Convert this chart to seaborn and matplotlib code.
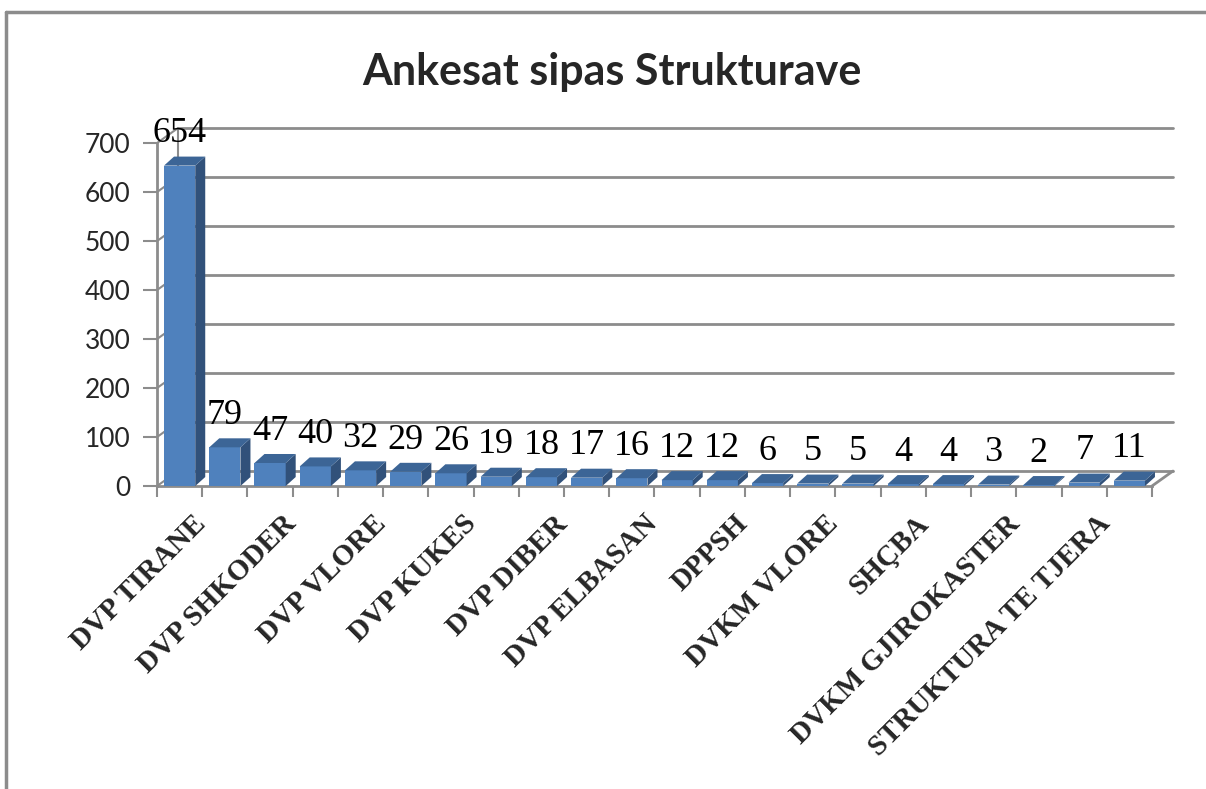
import numpy as np
import pandas as pd
import matplotlib
matplotlib.use("Agg")
import matplotlib.pyplot as plt
import matplotlib.transforms as mtransforms
import seaborn as sns
from matplotlib.patches import Polygon
from matplotlib.lines import Line2D

# data (only every other category name is printed)
labels = ["DVP TIRANE", "", "DVP SHKODER", "", "DVP VLORE", "", "DVP KUKES", "",
          "DVP DIBER", "", "DVP ELBASAN", "", "DPPSH", "", "DVKM VLORE", "",
          "SHÇBA", "", "DVKM GJIROKASTER", "", "STRUKTURA TE TJERA", ""]
counts = [654, 79, 47, 40, 32, 29, 26, 19, 18, 17, 16, 12, 12, 6, 5, 5, 4, 4, 3, 2, 7, 11]
yticks = [0, 100, 200, 300, 400, 500, 600, 700]
title = "Ankesat sipas Strukturave"

face_col = "#4F81BD"
side_col = "#31517A"
top_col = "#3C6596"
grid_col = "#8C8C8C"
serif = ["Liberation Serif", "DejaVu Serif"]

sns.set_style("white")
plt.rcParams["font.family"] = ["Lato", "DejaVu Sans"]

df = pd.DataFrame({"slot": range(len(counts)), "count": counts})

fig = plt.figure(figsize=(12.06, 7.89), dpi=100)
ax = fig.add_axes([0.1302, 0.3840, 0.825, 0.4347])
sns.barplot(data=df, x="slot", y="count", color=face_col, width=0.69,
            saturation=1, edgecolor="none", ax=ax, zorder=3)
ax.set_xlim(-0.5, len(counts) - 0.5)
ax.set_ylim(0, 700)
ax.set_xlabel("")
ax.set_ylabel("")

fig.canvas.draw()
inv = ax.transData.inverted()

def to_data(pts):
    return inv.transform(np.array(pts))

def disp(x, y):
    return ax.transData.transform((x, y))

# back wall / floor offsets and bar depth, in pixels
wdx, wdy = 21, 15
bdx, bdy = 10, 9
x0, x1 = ax.get_xlim()

# back-wall grid lines and side-wall diagonals
for v in yticks:
    a = disp(x0, v) + [wdx, wdy]
    b = disp(x1, v) + [wdx, wdy]
    p = to_data([a, b])
    ax.add_line(Line2D(p[:, 0], p[:, 1], color=grid_col, lw=2, zorder=1, clip_on=False))
    q = to_data([disp(x0, v), a])
    ax.add_line(Line2D(q[:, 0], q[:, 1], color=grid_col, lw=1.5, zorder=1, clip_on=False))
p = to_data([disp(x0, 0) + [wdx, wdy], disp(x0, 700) + [wdx, wdy]])
ax.add_line(Line2D(p[:, 0], p[:, 1], color=grid_col, lw=1.5, zorder=1, clip_on=False))
p = to_data([disp(x1, 0), disp(x1, 0) + [wdx, wdy]])
ax.add_line(Line2D(p[:, 0], p[:, 1], color=grid_col, lw=2, zorder=1, clip_on=False))

# 3D side and top for every bar
for bar in ax.patches[:len(counts)]:
    bx, by = bar.get_x(), bar.get_y()
    bw, bh = bar.get_width(), bar.get_height()
    bl = disp(bx, by + bh)
    br = disp(bx + bw, by + bh)
    r0 = disp(bx + bw, by)
    top = to_data([bl, br, br + [bdx, bdy], bl + [bdx, bdy]])
    side = to_data([r0, br, br + [bdx, bdy], r0 + [bdx, bdy]])
    ax.add_patch(Polygon(side, closed=True, facecolor=side_col, edgecolor="none", zorder=3, clip_on=False))
    ax.add_patch(Polygon(top, closed=True, facecolor=top_col, edgecolor="none", zorder=3, clip_on=False))

ax.bar_label(ax.containers[0], labels=[str(c) for c in counts], padding=11,
             fontsize=26, family=serif, color="black", zorder=4)

# spines and ticks
sns.despine(ax=ax, top=True, right=True)
for s in ["left", "bottom"]:
    ax.spines[s].set_color(grid_col)
    ax.spines[s].set_linewidth(2)
ax.spines["left"].set_zorder(2)
ax.set_yticks(yticks)
ax.tick_params(axis="y", length=10, width=1.5, color=grid_col, labelsize=19,
               labelcolor="#262626", pad=9, left=True)
ax.set_xticks(range(len(counts)))
ax.set_xticklabels(labels, rotation=45, ha="right", rotation_mode="anchor",
                   fontsize=21, fontweight="bold", family=serif)
ax.set_xticks(np.arange(-0.5, len(counts)), minor=True)
ax.tick_params(axis="x", which="major", length=0, pad=16)
ax.tick_params(axis="x", which="minor", length=8, width=1.5, color=grid_col, bottom=True)

# nudge category labels a little to the right, like the original
shift = mtransforms.ScaledTranslation(0.12, -0.02, fig.dpi_scale_trans)
for lab in ax.get_xticklabels():
    lab.set_transform(lab.get_transform() + shift)

fig.text(0.507, 0.909, title, ha="center", va="center", fontsize=31, fontweight="bold")

# outer chart border (top and left visible)
fig.add_artist(Line2D([0.005, 1.0], [0.985, 0.985], color=grid_col, lw=2.5, transform=fig.transFigure))
fig.add_artist(Line2D([0.005, 0.005], [0.0, 0.985], color=grid_col, lw=2.5, transform=fig.transFigure))

fig.savefig("out.png", dpi=100)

******

What the task asks:
Extract, word for word, each line from the top of the data down to and including the line with "from matplotlib.lines import Line2D"; skip the pictures.

Solved problem:
Convert this chart to seaborn and matplotlib code.
import numpy as np
import pandas as pd
import matplotlib
matplotlib.use("Agg")
import matplotlib.pyplot as plt
import matplotlib.transforms as mtransforms
import seaborn as sns
from matplotlib.patches import Polygon
from matplotlib.lines import Line2D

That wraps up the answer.